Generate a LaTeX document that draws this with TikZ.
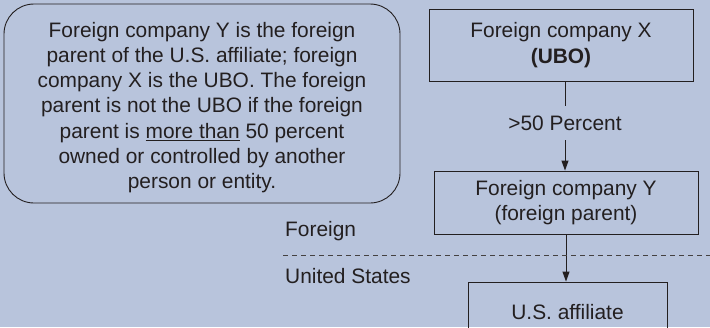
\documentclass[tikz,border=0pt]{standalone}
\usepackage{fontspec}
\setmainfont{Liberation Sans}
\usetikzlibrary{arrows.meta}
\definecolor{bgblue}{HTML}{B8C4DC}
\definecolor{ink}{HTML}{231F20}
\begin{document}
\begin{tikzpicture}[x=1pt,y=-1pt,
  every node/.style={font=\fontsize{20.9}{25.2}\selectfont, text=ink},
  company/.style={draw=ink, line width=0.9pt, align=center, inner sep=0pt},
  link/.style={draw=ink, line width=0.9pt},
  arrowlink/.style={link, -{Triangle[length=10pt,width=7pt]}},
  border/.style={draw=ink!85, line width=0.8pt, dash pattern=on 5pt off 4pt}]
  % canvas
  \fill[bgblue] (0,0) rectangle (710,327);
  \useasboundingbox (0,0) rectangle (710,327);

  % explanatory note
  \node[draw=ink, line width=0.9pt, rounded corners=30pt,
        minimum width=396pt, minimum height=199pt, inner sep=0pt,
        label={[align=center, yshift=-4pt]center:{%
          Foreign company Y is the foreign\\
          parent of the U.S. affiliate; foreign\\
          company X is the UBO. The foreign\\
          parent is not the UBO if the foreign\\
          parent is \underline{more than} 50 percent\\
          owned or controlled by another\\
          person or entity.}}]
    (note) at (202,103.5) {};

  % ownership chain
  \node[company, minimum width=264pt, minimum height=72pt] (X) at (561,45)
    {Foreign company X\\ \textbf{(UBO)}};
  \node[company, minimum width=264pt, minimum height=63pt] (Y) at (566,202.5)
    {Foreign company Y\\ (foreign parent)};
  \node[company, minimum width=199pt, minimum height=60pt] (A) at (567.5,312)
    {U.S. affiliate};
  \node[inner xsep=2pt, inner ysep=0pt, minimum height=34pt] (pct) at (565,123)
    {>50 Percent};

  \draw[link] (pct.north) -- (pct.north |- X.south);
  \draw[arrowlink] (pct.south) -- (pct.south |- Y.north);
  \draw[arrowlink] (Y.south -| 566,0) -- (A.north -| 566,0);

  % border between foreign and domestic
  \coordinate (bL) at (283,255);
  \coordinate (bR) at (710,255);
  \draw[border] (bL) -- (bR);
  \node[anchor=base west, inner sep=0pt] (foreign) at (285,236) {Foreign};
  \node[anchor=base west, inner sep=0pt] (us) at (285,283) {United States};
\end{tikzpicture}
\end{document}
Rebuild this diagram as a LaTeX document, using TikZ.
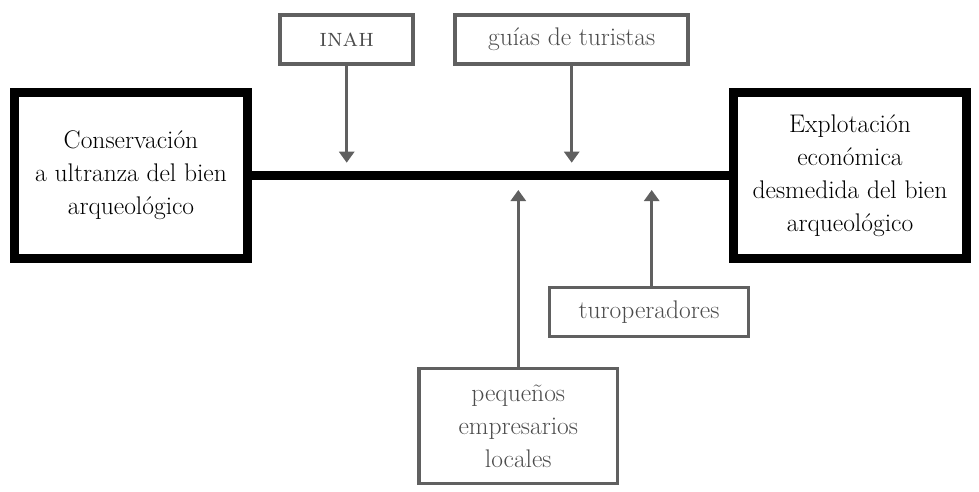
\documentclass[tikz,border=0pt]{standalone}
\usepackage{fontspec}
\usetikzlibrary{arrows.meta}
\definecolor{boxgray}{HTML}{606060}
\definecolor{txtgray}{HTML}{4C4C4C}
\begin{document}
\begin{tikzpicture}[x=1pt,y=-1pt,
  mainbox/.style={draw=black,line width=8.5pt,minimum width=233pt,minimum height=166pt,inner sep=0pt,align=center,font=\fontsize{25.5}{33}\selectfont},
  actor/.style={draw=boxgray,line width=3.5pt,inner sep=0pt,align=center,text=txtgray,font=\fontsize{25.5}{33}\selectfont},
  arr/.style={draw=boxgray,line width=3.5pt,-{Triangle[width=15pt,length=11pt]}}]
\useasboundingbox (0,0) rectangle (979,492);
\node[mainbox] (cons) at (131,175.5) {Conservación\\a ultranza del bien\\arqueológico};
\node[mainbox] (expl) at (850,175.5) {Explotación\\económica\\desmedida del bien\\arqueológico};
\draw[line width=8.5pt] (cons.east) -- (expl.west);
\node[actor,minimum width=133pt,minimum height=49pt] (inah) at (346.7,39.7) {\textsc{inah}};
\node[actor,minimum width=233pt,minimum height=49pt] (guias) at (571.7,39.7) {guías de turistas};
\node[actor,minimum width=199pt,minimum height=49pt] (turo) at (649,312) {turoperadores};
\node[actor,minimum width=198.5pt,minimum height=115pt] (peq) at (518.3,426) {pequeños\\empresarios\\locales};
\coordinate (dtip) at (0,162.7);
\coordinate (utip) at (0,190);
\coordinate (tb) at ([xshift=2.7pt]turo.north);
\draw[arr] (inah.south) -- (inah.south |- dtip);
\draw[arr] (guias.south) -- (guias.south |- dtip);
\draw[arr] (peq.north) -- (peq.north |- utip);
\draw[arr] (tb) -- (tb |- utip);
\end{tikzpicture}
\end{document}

### [TASK OBJECTIVE]
Pictures are excluded; output everything else in the data verbatim.

### [EXERCISE RESULT]
Generate a LaTeX document that draws this with TikZ.
\documentclass[tikz,border=0pt]{standalone}
\usepackage{fontspec}
\setmainfont{Liberation Sans}
\usetikzlibrary{arrows.meta}
\definecolor{bgblue}{HTML}{B8C4DC}
\definecolor{ink}{HTML}{231F20}
\begin{document}
\begin{tikzpicture}[x=1pt,y=-1pt,
  every node/.style={font=\fontsize{20.9}{25.2}\selectfont, text=ink},
  company/.style={draw=ink, line width=0.9pt, align=center, inner sep=0pt},
  link/.style={draw=ink, line width=0.9pt},
  arrowlink/.style={link, -{Triangle[length=10pt,width=7pt]}},
  border/.style={draw=ink!85, line width=0.8pt, dash pattern=on 5pt off 4pt}]
  % canvas
  \fill[bgblue] (0,0) rectangle (710,327);
  \useasboundingbox (0,0) rectangle (710,327);

  % explanatory note
  \node[draw=ink, line width=0.9pt, rounded corners=30pt,
        minimum width=396pt, minimum height=199pt, inner sep=0pt,
        label={[align=center, yshift=-4pt]center:{%
          Foreign company Y is the foreign\\
          parent of the U.S. affiliate; foreign\\
          company X is the UBO. The foreign\\
          parent is not the UBO if the foreign\\
          parent is \underline{more than} 50 percent\\
          owned or controlled by another\\
          person or entity.}}]
    (note) at (202,103.5) {};

  % ownership chain
  \node[company, minimum width=264pt, minimum height=72pt] (X) at (561,45)
    {Foreign company X\\ \textbf{(UBO)}};
  \node[company, minimum width=264pt, minimum height=63pt] (Y) at (566,202.5)
    {Foreign company Y\\ (foreign parent)};
  \node[company, minimum width=199pt, minimum height=60pt] (A) at (567.5,312)
    {U.S. affiliate};
  \node[inner xsep=2pt, inner ysep=0pt, minimum height=34pt] (pct) at (565,123)
    {>50 Percent};

  \draw[link] (pct.north) -- (pct.north |- X.south);
  \draw[arrowlink] (pct.south) -- (pct.south |- Y.north);
  \draw[arrowlink] (Y.south -| 566,0) -- (A.north -| 566,0);

  % border between foreign and domestic
  \coordinate (bL) at (283,255);
  \coordinate (bR) at (710,255);
  \draw[border] (bL) -- (bR);
  \node[anchor=base west, inner sep=0pt] (foreign) at (285,236) {Foreign};
  \node[anchor=base west, inner sep=0pt] (us) at (285,283) {United States};
\end{tikzpicture}
\end{document}
Rebuild this diagram as a LaTeX document, using TikZ.
\documentclass[tikz,border=0pt]{standalone}
\usepackage{fontspec}
\usetikzlibrary{arrows.meta}
\definecolor{boxgray}{HTML}{606060}
\definecolor{txtgray}{HTML}{4C4C4C}
\begin{document}
\begin{tikzpicture}[x=1pt,y=-1pt,
  mainbox/.style={draw=black,line width=8.5pt,minimum width=233pt,minimum height=166pt,inner sep=0pt,align=center,font=\fontsize{25.5}{33}\selectfont},
  actor/.style={draw=boxgray,line width=3.5pt,inner sep=0pt,align=center,text=txtgray,font=\fontsize{25.5}{33}\selectfont},
  arr/.style={draw=boxgray,line width=3.5pt,-{Triangle[width=15pt,length=11pt]}}]
\useasboundingbox (0,0) rectangle (979,492);
\node[mainbox] (cons) at (131,175.5) {Conservación\\a ultranza del bien\\arqueológico};
\node[mainbox] (expl) at (850,175.5) {Explotación\\económica\\desmedida del bien\\arqueológico};
\draw[line width=8.5pt] (cons.east) -- (expl.west);
\node[actor,minimum width=133pt,minimum height=49pt] (inah) at (346.7,39.7) {\textsc{inah}};
\node[actor,minimum width=233pt,minimum height=49pt] (guias) at (571.7,39.7) {guías de turistas};
\node[actor,minimum width=199pt,minimum height=49pt] (turo) at (649,312) {turoperadores};
\node[actor,minimum width=198.5pt,minimum height=115pt] (peq) at (518.3,426) {pequeños\\empresarios\\locales};
\coordinate (dtip) at (0,162.7);
\coordinate (utip) at (0,190);
\coordinate (tb) at ([xshift=2.7pt]turo.north);
\draw[arr] (inah.south) -- (inah.south |- dtip);
\draw[arr] (guias.south) -- (guias.south |- dtip);
\draw[arr] (peq.north) -- (peq.north |- utip);
\draw[arr] (tb) -- (tb |- utip);
\end{tikzpicture}
\end{document}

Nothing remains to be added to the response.